[Rows from a dataset of charts and code]
+ + + + +

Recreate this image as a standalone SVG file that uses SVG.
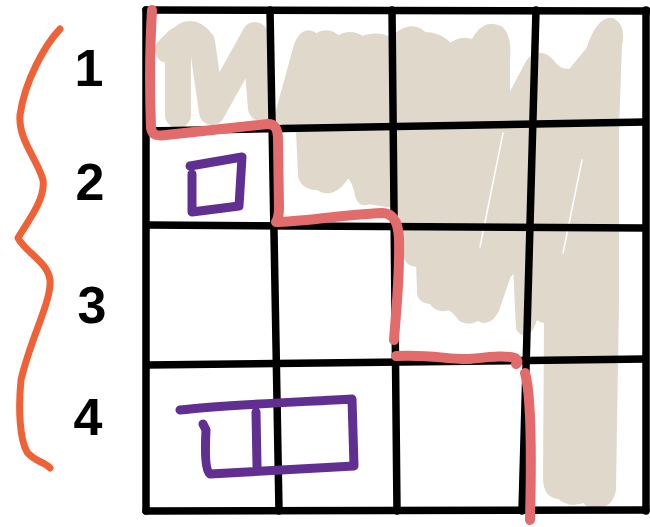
<svg xmlns="http://www.w3.org/2000/svg" width="650" height="527" viewBox="0 0 650 527">
<style>
.beige{fill:#e0d8cb;stroke:#e0d8cb;stroke-width:8;stroke-linejoin:round}
.bstroke{fill:none;stroke:#e0d8cb;stroke-width:26;stroke-linecap:round;stroke-linejoin:round}
.gap{fill:none;stroke:#fff;stroke-width:1.5;stroke-linecap:round}
.grid{fill:none;stroke:#000;stroke-width:7.5;stroke-linecap:round}
.red{fill:none;stroke:#e26b6b;stroke-width:10;stroke-linecap:round;stroke-linejoin:round}
.purple{fill:none;stroke:#612f91;stroke-width:9;stroke-linecap:round;stroke-linejoin:round}
.brace{fill:none;stroke:#ef6136;stroke-width:7;stroke-linecap:round;stroke-linejoin:round}
.num{font-family:"Liberation Sans",Arial,sans-serif;font-size:52px;font-weight:bold;fill:#000;text-anchor:middle}
</style>
<rect width="650" height="527" fill="#fff"/>
<g id="shading">
<path class="bstroke" d="M168,50 L178,40 L178,115 M178,42 Q190,26 202,42 L212,112 L255,35 L261,108"/>
<path class="beige" d="M278,118 L298,45 Q305,28 316,38 Q328,30 338,40 Q350,32 362,40 Q378,34 392,42 Q410,22 424,36 Q440,36 450,48 Q462,38 474,44 Q484,22 500,30 Q508,38 506,60 L506,108 L530,62 Q540,52 550,62 Q560,76 572,72 L590,50 Q600,20 612,22 Q622,28 618,45 L615,130 L615,300 L612,490 Q608,506 598,502 Q592,510 585,498 Q570,505 560,495 Q548,495 547,480 L548,318 Q540,322 536,310 Q528,340 520,328 L517,264 L507,275 L495,310 Q487,324 478,316 Q470,322 462,318 Q455,308 448,306 Q438,310 432,300 Q420,300 421,290 L420,262 Q410,265 407,255 L406,228 L400,205 L368,200 Q360,205 358,190 Q352,170 345,176 Q332,196 318,186 Q305,186 302,176 L300,130 Z"/>
<path class="gap" d="M503,133 L480,247 M582,160 L563,253"/>
</g>
<g id="grid">
<path class="grid" d="M146,10 L648,11 M147,131 L645,122 M147,225 L645,228 M147,365 L645,359 M146,511 L646,510"/>
<path class="grid" d="M146,10 L146,511 M270,10 L279,511 M392,10 L397,511 M536,10 L522,511 M646,10 L646,511"/>
</g>
<g id="boundary">
<path class="red" d="M152,10 C149,60 150,100 151,128 C152,136 158,136 166,135 L268,124 C276,124 278,130 278,140 L279,208 C279,218 276,222 276,222 C300,222 340,215 382,213 C392,213 398,220 399,238 C400,280 396,310 394,340"/>
<path class="red" d="M396,356 C430,354 450,360 470,359 C490,357 505,355 515,358 C518,360 518,363 516,364"/>
<path class="red" d="M525,373 C530,390 532,440 530,520"/>
</g>
<g id="shape-small">
<path class="purple" d="M190,166 L242,157 L239,206 L192,212 L192,174"/>
</g>
<g id="shape-large">
<path class="purple" d="M180,410 C220,405 300,402 352,399 L354,466 L210,474 C205,470 205,450 206,430 L203,424 M256,412 L257,466"/>
</g>
<g id="brace">
<path class="brace" d="M60,29 C45,45 25,80 20,115 C18,140 38,160 43,180 C46,200 25,225 18,238 C25,252 48,262 50,280 C52,300 30,340 21,380 C18,410 20,440 27,452 C35,462 45,462 50,468"/>
</g>
<g id="labels">
<text class="num" x="89" y="86">1</text>
<text class="num" x="90" y="200">2</text>
<text class="num" x="92" y="323">3</text>
<text class="num" x="88" y="435">4</text>
</g>
</svg>
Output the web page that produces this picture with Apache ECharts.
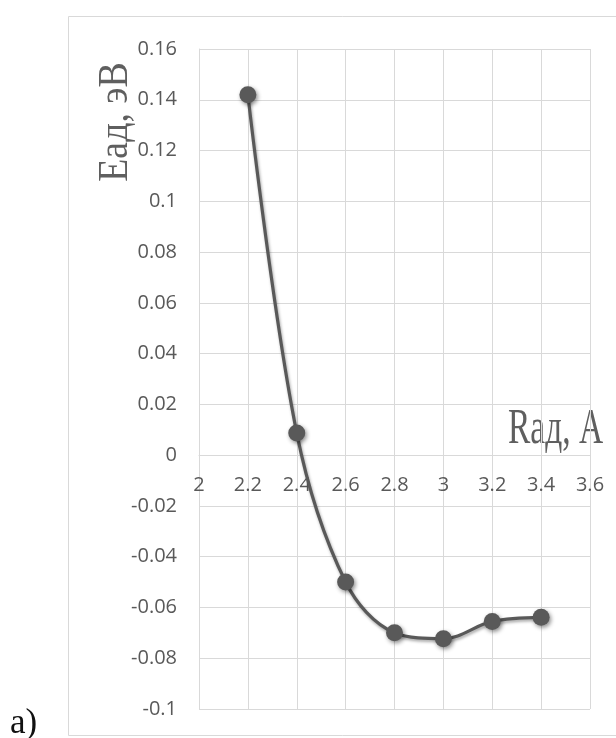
<!DOCTYPE html>
<html><head><meta charset="utf-8">
<script src="https://cdn.jsdelivr.net/npm/echarts@6/dist/echarts.min.js"></script>
<style>html,body{margin:0;padding:0;background:#fff}#c{width:616px;height:738px}</style>
</head><body><div id="c"></div>
<script>
// Data
const xValues = [2.2, 2.4, 2.6, 2.8, 3.0, 3.2, 3.4];
const eValues = [0.142, 0.0087, -0.050, -0.070, -0.0723, -0.0655, -0.0639];
const xMin = 2, xMax = 3.6, xStep = 0.2;
const yMin = -0.1, yMax = 0.16, yStep = 0.02;
const yAxisName = 'Eад, эВ';
const xAxisName = 'Rад, A';
const panelLabel = 'a)';

const seriesData = xValues.map((x, i) => [x, eValues[i]]);
const gridColor = '#d9d9d9';
const labelColor = '#595959';
const lineColor = '#595959';

const chart = echarts.init(document.getElementById('c'), null, {renderer: 'canvas'});
chart.setOption({
  animation: false,
  backgroundColor: '#fff',
  grid: {left: 199, right: 26, top: 49, bottom: 29, containLabel: false, outerBoundsMode: 'none'},
  xAxis: {
    type: 'value', min: xMin, max: xMax, interval: xStep,
    axisLine: {show: true, onZero: true, lineStyle: {color: gridColor, width: 1}},
    axisTick: {show: false},
    axisLabel: {color: labelColor, fontFamily: 'Open Sans', fontSize: 20, margin: 20},
    splitLine: {show: true, lineStyle: {color: gridColor, width: 1}}
  },
  yAxis: {
    type: 'value', min: yMin, max: yMax, interval: yStep,
    axisLine: {show: true, onZero: false, lineStyle: {color: gridColor, width: 1}},
    axisTick: {show: false},
    axisLabel: {color: labelColor, fontFamily: 'Open Sans', fontSize: 20, margin: 22},
    splitLine: {show: true, lineStyle: {color: gridColor, width: 1}}
  },
  series: [{
    type: 'line',
    data: seriesData,
    smooth: 0.35,
    symbol: 'circle',
    symbolSize: 17,
    itemStyle: {color: lineColor, shadowColor: 'rgba(0,0,0,0.45)', shadowBlur: 4, shadowOffsetX: 1.5, shadowOffsetY: 2},
    lineStyle: {color: lineColor, width: 3.2, shadowColor: 'rgba(0,0,0,0.35)', shadowBlur: 3, shadowOffsetX: 1, shadowOffsetY: 2},
    z: 5
  }],
  graphic: [
    {type: 'rect', left: 66, top: 14, z: -10, silent: true,
     shape: {x: 0, y: 0, width: 600, height: 719},
     style: {fill: 'none', stroke: gridColor, lineWidth: 1}},
    {type: 'text', x: 116, y: 122, rotation: Math.PI / 2, scaleX: 0.9, silent: true,
     style: {text: yAxisName, fontFamily: 'Liberation Serif', fontSize: 42, fill: '#5f5f5f', align: 'center', verticalAlign: 'middle'}},
    {type: 'text', x: 508, y: 430, scaleX: 0.67, silent: true,
     style: {text: xAxisName, fontFamily: 'Liberation Serif', fontSize: 50, fill: '#5f5f5f', align: 'left', verticalAlign: 'middle'}},
    {type: 'text', x: 10, y: 724, silent: true,
     style: {text: panelLabel, fontFamily: 'Liberation Serif', fontSize: 35, fill: '#111', align: 'left', verticalAlign: 'middle'}}
  ]
});
// Place the x axis on y = 0 using the library's own y scale
const yZeroPx = chart.convertToPixel({yAxisIndex: 0}, 0);
const yBottomPx = chart.convertToPixel({yAxisIndex: 0}, yMin);
chart.setOption({xAxis: {offset: yZeroPx - yBottomPx}});
</script></body></html>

+ + + + +

Transcribe the records above exactly, omitting every picture they contain.

Recreate this image as a standalone SVG file that uses SVG.
<svg xmlns="http://www.w3.org/2000/svg" width="650" height="527" viewBox="0 0 650 527">
<style>
.beige{fill:#e0d8cb;stroke:#e0d8cb;stroke-width:8;stroke-linejoin:round}
.bstroke{fill:none;stroke:#e0d8cb;stroke-width:26;stroke-linecap:round;stroke-linejoin:round}
.gap{fill:none;stroke:#fff;stroke-width:1.5;stroke-linecap:round}
.grid{fill:none;stroke:#000;stroke-width:7.5;stroke-linecap:round}
.red{fill:none;stroke:#e26b6b;stroke-width:10;stroke-linecap:round;stroke-linejoin:round}
.purple{fill:none;stroke:#612f91;stroke-width:9;stroke-linecap:round;stroke-linejoin:round}
.brace{fill:none;stroke:#ef6136;stroke-width:7;stroke-linecap:round;stroke-linejoin:round}
.num{font-family:"Liberation Sans",Arial,sans-serif;font-size:52px;font-weight:bold;fill:#000;text-anchor:middle}
</style>
<rect width="650" height="527" fill="#fff"/>
<g id="shading">
<path class="bstroke" d="M168,50 L178,40 L178,115 M178,42 Q190,26 202,42 L212,112 L255,35 L261,108"/>
<path class="beige" d="M278,118 L298,45 Q305,28 316,38 Q328,30 338,40 Q350,32 362,40 Q378,34 392,42 Q410,22 424,36 Q440,36 450,48 Q462,38 474,44 Q484,22 500,30 Q508,38 506,60 L506,108 L530,62 Q540,52 550,62 Q560,76 572,72 L590,50 Q600,20 612,22 Q622,28 618,45 L615,130 L615,300 L612,490 Q608,506 598,502 Q592,510 585,498 Q570,505 560,495 Q548,495 547,480 L548,318 Q540,322 536,310 Q528,340 520,328 L517,264 L507,275 L495,310 Q487,324 478,316 Q470,322 462,318 Q455,308 448,306 Q438,310 432,300 Q420,300 421,290 L420,262 Q410,265 407,255 L406,228 L400,205 L368,200 Q360,205 358,190 Q352,170 345,176 Q332,196 318,186 Q305,186 302,176 L300,130 Z"/>
<path class="gap" d="M503,133 L480,247 M582,160 L563,253"/>
</g>
<g id="grid">
<path class="grid" d="M146,10 L648,11 M147,131 L645,122 M147,225 L645,228 M147,365 L645,359 M146,511 L646,510"/>
<path class="grid" d="M146,10 L146,511 M270,10 L279,511 M392,10 L397,511 M536,10 L522,511 M646,10 L646,511"/>
</g>
<g id="boundary">
<path class="red" d="M152,10 C149,60 150,100 151,128 C152,136 158,136 166,135 L268,124 C276,124 278,130 278,140 L279,208 C279,218 276,222 276,222 C300,222 340,215 382,213 C392,213 398,220 399,238 C400,280 396,310 394,340"/>
<path class="red" d="M396,356 C430,354 450,360 470,359 C490,357 505,355 515,358 C518,360 518,363 516,364"/>
<path class="red" d="M525,373 C530,390 532,440 530,520"/>
</g>
<g id="shape-small">
<path class="purple" d="M190,166 L242,157 L239,206 L192,212 L192,174"/>
</g>
<g id="shape-large">
<path class="purple" d="M180,410 C220,405 300,402 352,399 L354,466 L210,474 C205,470 205,450 206,430 L203,424 M256,412 L257,466"/>
</g>
<g id="brace">
<path class="brace" d="M60,29 C45,45 25,80 20,115 C18,140 38,160 43,180 C46,200 25,225 18,238 C25,252 48,262 50,280 C52,300 30,340 21,380 C18,410 20,440 27,452 C35,462 45,462 50,468"/>
</g>
<g id="labels">
<text class="num" x="89" y="86">1</text>
<text class="num" x="90" y="200">2</text>
<text class="num" x="92" y="323">3</text>
<text class="num" x="88" y="435">4</text>
</g>
</svg>
Output the web page that produces this picture with Apache ECharts.
<!DOCTYPE html>
<html><head><meta charset="utf-8">
<script src="https://cdn.jsdelivr.net/npm/echarts@6/dist/echarts.min.js"></script>
<style>html,body{margin:0;padding:0;background:#fff}#c{width:616px;height:738px}</style>
</head><body><div id="c"></div>
<script>
// Data
const xValues = [2.2, 2.4, 2.6, 2.8, 3.0, 3.2, 3.4];
const eValues = [0.142, 0.0087, -0.050, -0.070, -0.0723, -0.0655, -0.0639];
const xMin = 2, xMax = 3.6, xStep = 0.2;
const yMin = -0.1, yMax = 0.16, yStep = 0.02;
const yAxisName = 'Eад, эВ';
const xAxisName = 'Rад, A';
const panelLabel = 'a)';

const seriesData = xValues.map((x, i) => [x, eValues[i]]);
const gridColor = '#d9d9d9';
const labelColor = '#595959';
const lineColor = '#595959';

const chart = echarts.init(document.getElementById('c'), null, {renderer: 'canvas'});
chart.setOption({
  animation: false,
  backgroundColor: '#fff',
  grid: {left: 199, right: 26, top: 49, bottom: 29, containLabel: false, outerBoundsMode: 'none'},
  xAxis: {
    type: 'value', min: xMin, max: xMax, interval: xStep,
    axisLine: {show: true, onZero: true, lineStyle: {color: gridColor, width: 1}},
    axisTick: {show: false},
    axisLabel: {color: labelColor, fontFamily: 'Open Sans', fontSize: 20, margin: 20},
    splitLine: {show: true, lineStyle: {color: gridColor, width: 1}}
  },
  yAxis: {
    type: 'value', min: yMin, max: yMax, interval: yStep,
    axisLine: {show: true, onZero: false, lineStyle: {color: gridColor, width: 1}},
    axisTick: {show: false},
    axisLabel: {color: labelColor, fontFamily: 'Open Sans', fontSize: 20, margin: 22},
    splitLine: {show: true, lineStyle: {color: gridColor, width: 1}}
  },
  series: [{
    type: 'line',
    data: seriesData,
    smooth: 0.35,
    symbol: 'circle',
    symbolSize: 17,
    itemStyle: {color: lineColor, shadowColor: 'rgba(0,0,0,0.45)', shadowBlur: 4, shadowOffsetX: 1.5, shadowOffsetY: 2},
    lineStyle: {color: lineColor, width: 3.2, shadowColor: 'rgba(0,0,0,0.35)', shadowBlur: 3, shadowOffsetX: 1, shadowOffsetY: 2},
    z: 5
  }],
  graphic: [
    {type: 'rect', left: 66, top: 14, z: -10, silent: true,
     shape: {x: 0, y: 0, width: 600, height: 719},
     style: {fill: 'none', stroke: gridColor, lineWidth: 1}},
    {type: 'text', x: 116, y: 122, rotation: Math.PI / 2, scaleX: 0.9, silent: true,
     style: {text: yAxisName, fontFamily: 'Liberation Serif', fontSize: 42, fill: '#5f5f5f', align: 'center', verticalAlign: 'middle'}},
    {type: 'text', x: 508, y: 430, scaleX: 0.67, silent: true,
     style: {text: xAxisName, fontFamily: 'Liberation Serif', fontSize: 50, fill: '#5f5f5f', align: 'left', verticalAlign: 'middle'}},
    {type: 'text', x: 10, y: 724, silent: true,
     style: {text: panelLabel, fontFamily: 'Liberation Serif', fontSize: 35, fill: '#111', align: 'left', verticalAlign: 'middle'}}
  ]
});
// Place the x axis on y = 0 using the library's own y scale
const yZeroPx = chart.convertToPixel({yAxisIndex: 0}, 0);
const yBottomPx = chart.convertToPixel({yAxisIndex: 0}, yMin);
chart.setOption({xAxis: {offset: yZeroPx - yBottomPx}});
</script></body></html>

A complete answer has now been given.